This morning, the Republican National Committee released its much hyped "scathing self analysis" (as the Wall Street Journal dubbed it) of what is wrong with the GOP and why more Americans aren't supporting the party — it's a fascinating read.
When it comes to outreach with Latinos, Asians and blacks, the following reminder is included in the document for all Republicans to heed:
The Republican Party is one of tolerance and respect, and we need to ensure that the tone of our message is always reflective of these core principles. In the modern media environment, a poorly phrased argument or out-of-context statement can spiral out of control and reflect poorly on the Party as a whole. Thus we must emphasize during candidate trainings, retreats, etc., the importance of a welcoming, inclusive message in particular when discussing issues that relate directly to a minority group. This includes flexibility for allowing candidates to run as Republicans who may break with the Party on certain issues, whether economic or social.
However, as more than one critic has said about what happened at CPAC over the weekend, there's only so much re-branding you can do with the product you have. Here's an excerpt about how the party can improve relationships with young voters:
On messaging, we must change our tone — especially on certain social issues that are turning off young voters. In every session with young voters, social issues were at the forefront of the discussion; many see them as the civil rights issues of our time. We must be a party that is welcoming and inclusive for all voters.
There are a lot of great points in the document. The question is: When does re-branding begin? Apparently not yet, with GOP senators now attacking President Obama's choice for a labor secretary, Thomas E. Perez. Perez is an assistant attorney general at the Department of Justice, and is of Dominican descent making him the only Latino on Obama's second-term team.
Immediately after he was announced today, Alabama GOP Sen. Jeff Sessions called the nomination "unfortunate and needlessly divisive." According to an article on Roll Call by John Gramlich, a particular issue troubled Sessions:
According to Sessions, Perez served as president of the board of Casa de Maryland, which the senator called “a fringe advocacy group that has instructed illegal immigrants on how to escape detection, and also promoted illegal labor sites and driver’s licenses for illegal immigrants.” As a Montgomery County councilman in 2003, “Mr. Perez advocated for allowing illegal immigrants to be able to use foreign identification, known as matricula cards, in place of a valid U.S.-issued ID to work and receive public services,” Sessions said.

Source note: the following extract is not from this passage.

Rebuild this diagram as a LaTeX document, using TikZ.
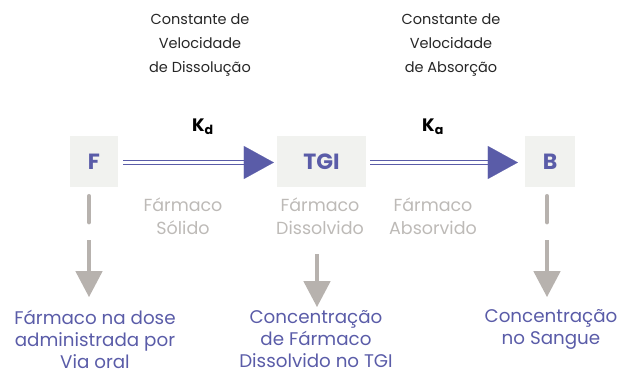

Another issue that the GOP wants to confront Perez about comes from a recent Department of Justice inspector general's report claiming that the Voting Section of the Civil Rights Division of the Department of Justice suffers from "deep ideological polarization." According to the report, the issue started in the George W. Bush administration but continued under Perez's leadership.
Iowa Republican Charles Grassley highlighted one section of the report that states that Perez gave a misleading testimony to the U.S. Civil Rights Commission about the Department of Justice's handling of the New Black Panther case.
On the left, groups are applauding the president's choice for labor secretary.
The National Gay and Lesbian Task Force issued a statement that said:
Thomas Perez is a terrific choice for labor secretary. He has a proven track record of support for workers and those who have faced discrimination. A champion of civil rights, he represented the administration and testified before the U.S. Senate in 2009 in support of the Employment Non-Discrimination Act, a bill that would protect employees on the basis of sexual orientation and gender identity. As head of the Civil Rights Division at the Justice Department, he challenged state voter suppression efforts and pursued a record number of discrimination or brutality claims against local law enforcement agencies, including the very visible Trayvon Martin racial profiling case.